The extent to which Botkin views his daughters as his ambassadors, or extensions of himself, is perplexingly hinted at when both he and Doug Phillips slip during the conference and refer to So Much More as Geoffrey Botkin’s book. This could seem either an indication of his daughters’ total identification with their father, or else, perhaps, indication of the heavy paternal hand guiding the virtuous daughters’ movement—as present in the writing of the book as it feels in every frame of the film and every still photograph taken of the two sisters.
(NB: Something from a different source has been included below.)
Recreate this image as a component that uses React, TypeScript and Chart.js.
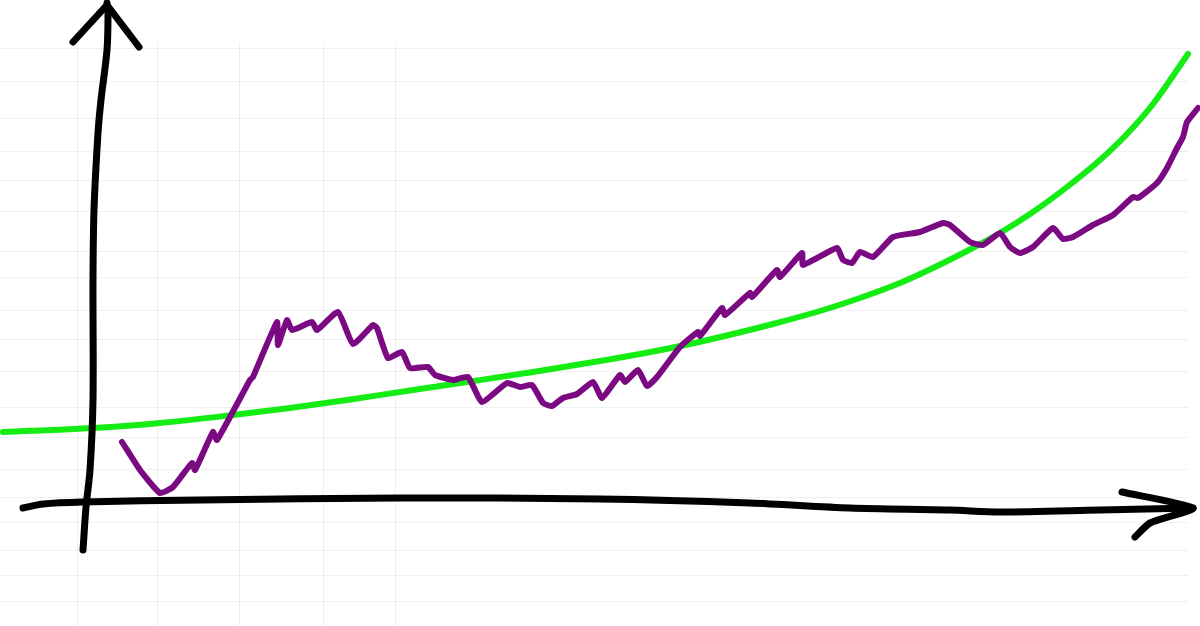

Such lessons are repeated wide-scale at the father-daughter retreats, where daughters are given object lessons alongside the sermons through a series of ideological games, including a blindfolded obstacle course, where chains of blinded daughters were guided solely by relying on their fathers’ verbal commands; contests for fathers “wooing and winning the hearts of their daughters”; and intimacy-building “unity games” that teach daughters to serve their fathers by shaving their faces, grooming their hair, and knotting their shoes and ties. As three of Phillips’s young daughters, Jubilee, Liberty, and Faith, explained on a video posted on Vision Forum’s Web site, “Each of the games was designed to teach us a principle about our relationship with our fathers.”
If anything, I suppose we now have another example of the Patriarchy in its most basic form.
Seriously, shaving their faces?? Christ. Not only are they dominating patriarchs creating Stepford Daughters; they're fucking lazy. Untie your own fucking shoes, pops.